Data in this exercise:
-- begin --
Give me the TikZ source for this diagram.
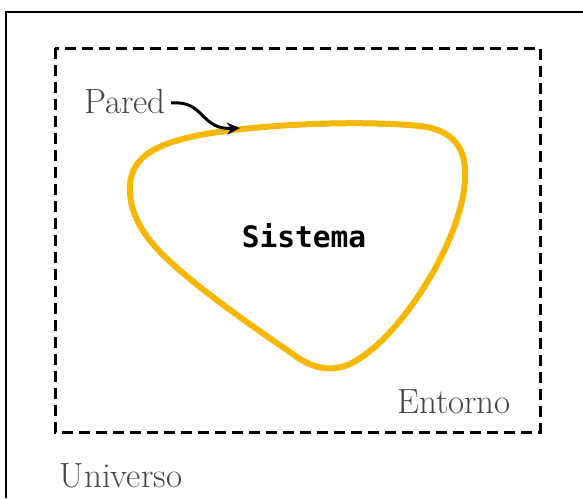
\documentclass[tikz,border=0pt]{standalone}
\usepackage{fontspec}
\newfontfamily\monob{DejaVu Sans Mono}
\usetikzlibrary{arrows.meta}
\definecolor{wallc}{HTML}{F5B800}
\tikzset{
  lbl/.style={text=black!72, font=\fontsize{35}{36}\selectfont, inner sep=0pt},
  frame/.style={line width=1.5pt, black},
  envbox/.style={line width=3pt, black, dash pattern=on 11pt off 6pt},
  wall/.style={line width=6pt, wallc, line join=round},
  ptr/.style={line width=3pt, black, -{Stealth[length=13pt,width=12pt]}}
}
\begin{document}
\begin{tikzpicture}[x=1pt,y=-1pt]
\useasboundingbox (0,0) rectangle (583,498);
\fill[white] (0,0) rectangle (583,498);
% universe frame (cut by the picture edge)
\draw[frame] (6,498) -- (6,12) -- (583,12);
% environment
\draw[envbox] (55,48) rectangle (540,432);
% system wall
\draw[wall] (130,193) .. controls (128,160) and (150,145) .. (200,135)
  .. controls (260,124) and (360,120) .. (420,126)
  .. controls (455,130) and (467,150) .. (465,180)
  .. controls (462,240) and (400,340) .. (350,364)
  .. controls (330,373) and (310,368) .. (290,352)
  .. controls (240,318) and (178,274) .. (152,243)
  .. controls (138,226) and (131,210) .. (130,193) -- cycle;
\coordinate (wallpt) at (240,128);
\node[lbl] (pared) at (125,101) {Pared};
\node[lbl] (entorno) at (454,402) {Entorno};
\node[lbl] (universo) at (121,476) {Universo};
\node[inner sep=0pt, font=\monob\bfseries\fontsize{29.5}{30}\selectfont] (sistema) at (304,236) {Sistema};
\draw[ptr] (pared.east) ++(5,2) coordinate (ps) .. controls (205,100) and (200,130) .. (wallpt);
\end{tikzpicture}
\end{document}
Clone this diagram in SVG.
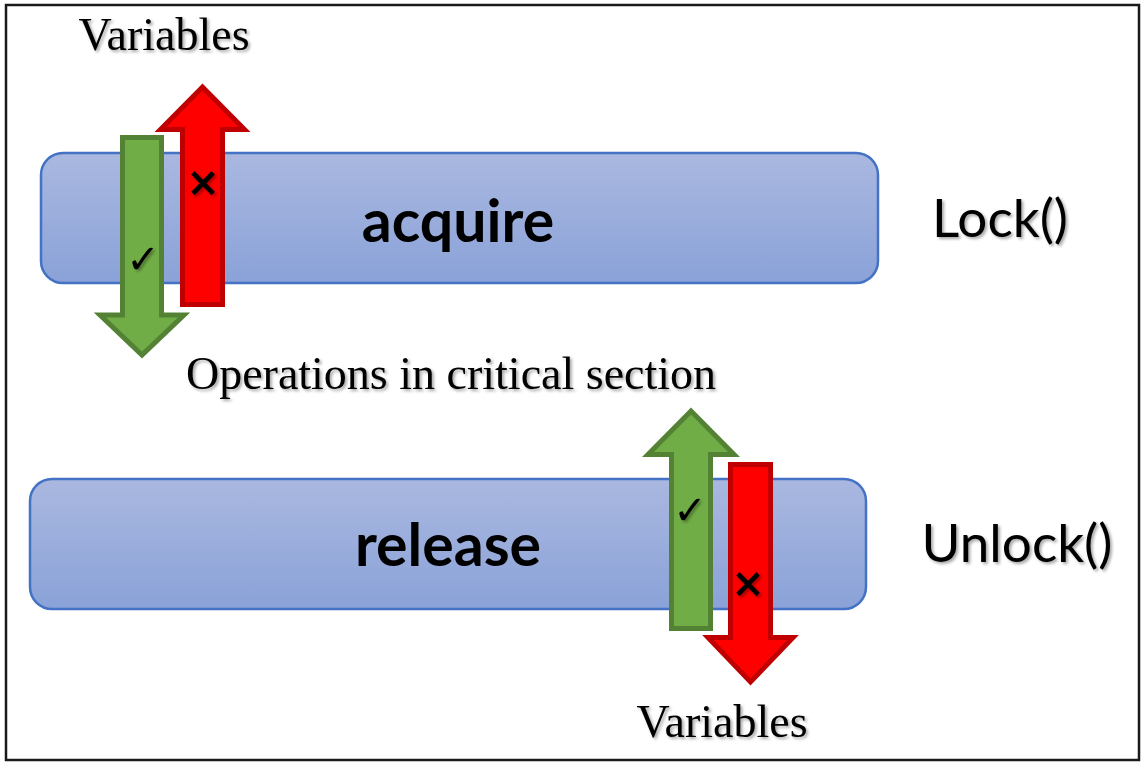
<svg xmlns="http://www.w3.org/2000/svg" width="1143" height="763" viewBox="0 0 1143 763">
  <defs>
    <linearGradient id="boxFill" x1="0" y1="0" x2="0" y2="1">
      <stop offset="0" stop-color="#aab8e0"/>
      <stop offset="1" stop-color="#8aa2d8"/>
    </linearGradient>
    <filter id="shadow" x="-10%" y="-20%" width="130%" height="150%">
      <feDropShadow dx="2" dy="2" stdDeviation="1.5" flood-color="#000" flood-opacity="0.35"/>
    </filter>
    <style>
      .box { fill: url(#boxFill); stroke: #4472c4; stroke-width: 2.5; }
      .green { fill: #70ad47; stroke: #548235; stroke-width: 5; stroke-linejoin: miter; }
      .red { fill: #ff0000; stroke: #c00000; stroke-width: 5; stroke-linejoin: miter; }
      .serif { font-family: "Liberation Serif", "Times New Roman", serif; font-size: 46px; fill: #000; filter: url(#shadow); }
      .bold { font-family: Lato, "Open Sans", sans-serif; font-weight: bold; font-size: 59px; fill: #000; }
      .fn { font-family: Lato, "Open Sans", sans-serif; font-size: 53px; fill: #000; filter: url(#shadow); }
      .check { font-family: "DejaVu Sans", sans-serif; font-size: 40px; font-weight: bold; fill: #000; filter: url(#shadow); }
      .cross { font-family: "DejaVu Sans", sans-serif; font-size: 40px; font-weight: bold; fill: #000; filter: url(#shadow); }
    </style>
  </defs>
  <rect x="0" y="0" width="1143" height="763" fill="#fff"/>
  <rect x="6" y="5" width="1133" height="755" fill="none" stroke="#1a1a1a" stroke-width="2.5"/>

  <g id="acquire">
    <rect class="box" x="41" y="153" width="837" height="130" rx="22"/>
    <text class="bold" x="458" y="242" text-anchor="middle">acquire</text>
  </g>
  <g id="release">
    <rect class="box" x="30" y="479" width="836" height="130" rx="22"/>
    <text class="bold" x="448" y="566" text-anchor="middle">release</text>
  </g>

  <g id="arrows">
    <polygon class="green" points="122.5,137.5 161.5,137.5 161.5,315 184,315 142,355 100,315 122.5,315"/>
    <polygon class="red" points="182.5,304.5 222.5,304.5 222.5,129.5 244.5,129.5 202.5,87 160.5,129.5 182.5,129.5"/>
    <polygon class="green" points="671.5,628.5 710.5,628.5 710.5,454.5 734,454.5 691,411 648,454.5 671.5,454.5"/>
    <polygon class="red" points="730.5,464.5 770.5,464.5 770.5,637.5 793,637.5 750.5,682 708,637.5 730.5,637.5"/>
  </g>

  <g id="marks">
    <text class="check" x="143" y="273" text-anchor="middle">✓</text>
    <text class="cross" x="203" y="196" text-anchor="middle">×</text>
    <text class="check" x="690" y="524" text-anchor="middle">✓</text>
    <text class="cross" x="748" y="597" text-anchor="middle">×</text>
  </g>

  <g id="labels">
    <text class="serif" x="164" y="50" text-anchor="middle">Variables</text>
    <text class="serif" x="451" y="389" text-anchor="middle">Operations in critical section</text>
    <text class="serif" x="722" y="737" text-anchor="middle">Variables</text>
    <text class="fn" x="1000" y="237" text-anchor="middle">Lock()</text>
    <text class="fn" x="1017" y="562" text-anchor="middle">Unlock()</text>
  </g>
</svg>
-- end --
-- begin --
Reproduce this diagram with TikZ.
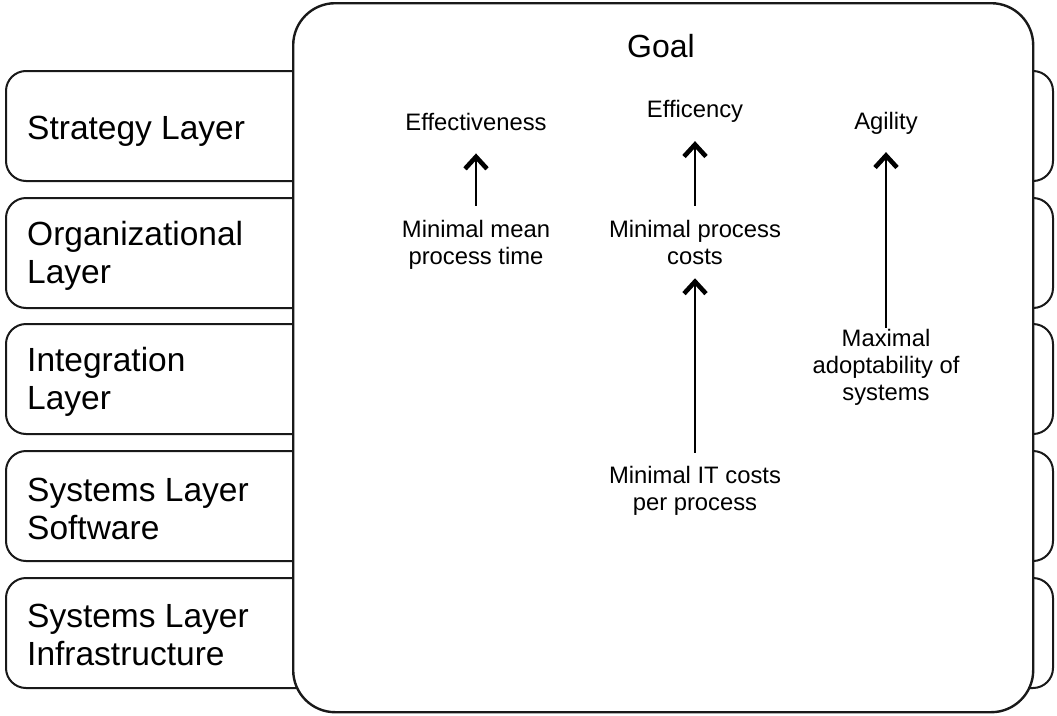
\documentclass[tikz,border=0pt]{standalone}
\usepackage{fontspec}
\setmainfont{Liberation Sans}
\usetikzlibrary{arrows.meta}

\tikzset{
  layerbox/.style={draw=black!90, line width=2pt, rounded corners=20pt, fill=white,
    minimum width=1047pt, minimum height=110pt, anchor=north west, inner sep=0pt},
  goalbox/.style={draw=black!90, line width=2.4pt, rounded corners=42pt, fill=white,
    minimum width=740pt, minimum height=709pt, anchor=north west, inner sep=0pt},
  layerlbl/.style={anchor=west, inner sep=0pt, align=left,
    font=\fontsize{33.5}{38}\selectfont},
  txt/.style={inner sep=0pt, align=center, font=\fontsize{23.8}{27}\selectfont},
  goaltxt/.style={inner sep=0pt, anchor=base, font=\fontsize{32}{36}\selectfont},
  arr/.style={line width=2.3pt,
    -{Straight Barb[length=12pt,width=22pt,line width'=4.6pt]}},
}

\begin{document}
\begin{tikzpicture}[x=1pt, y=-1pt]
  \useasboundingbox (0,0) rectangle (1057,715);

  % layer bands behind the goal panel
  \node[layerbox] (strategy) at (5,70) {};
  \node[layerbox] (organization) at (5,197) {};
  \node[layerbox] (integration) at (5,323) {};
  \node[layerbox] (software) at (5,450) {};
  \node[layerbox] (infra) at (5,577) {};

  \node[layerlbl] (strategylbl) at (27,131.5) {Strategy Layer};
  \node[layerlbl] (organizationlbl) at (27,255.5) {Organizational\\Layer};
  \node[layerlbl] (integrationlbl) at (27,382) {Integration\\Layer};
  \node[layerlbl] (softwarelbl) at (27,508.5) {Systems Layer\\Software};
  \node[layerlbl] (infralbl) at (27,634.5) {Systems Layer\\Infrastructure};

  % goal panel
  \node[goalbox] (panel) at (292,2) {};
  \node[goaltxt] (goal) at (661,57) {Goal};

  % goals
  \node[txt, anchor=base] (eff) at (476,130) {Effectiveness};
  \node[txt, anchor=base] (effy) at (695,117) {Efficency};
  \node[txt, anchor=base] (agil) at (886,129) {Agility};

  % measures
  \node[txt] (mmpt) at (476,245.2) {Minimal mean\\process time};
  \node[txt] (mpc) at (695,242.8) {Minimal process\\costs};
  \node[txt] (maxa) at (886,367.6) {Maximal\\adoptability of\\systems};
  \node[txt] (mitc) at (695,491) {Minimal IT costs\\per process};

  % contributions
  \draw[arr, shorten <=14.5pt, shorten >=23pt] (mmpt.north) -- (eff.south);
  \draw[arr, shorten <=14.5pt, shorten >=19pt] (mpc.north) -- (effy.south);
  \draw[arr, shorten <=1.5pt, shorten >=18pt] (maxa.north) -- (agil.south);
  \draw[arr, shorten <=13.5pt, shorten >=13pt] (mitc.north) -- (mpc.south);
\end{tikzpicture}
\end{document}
-- end --
Objective: Pick out, from the lines above, every one that contains the string "diagram".

Task solution:
Give me the TikZ source for this diagram.
Clone this diagram in SVG.
Reproduce this diagram with TikZ.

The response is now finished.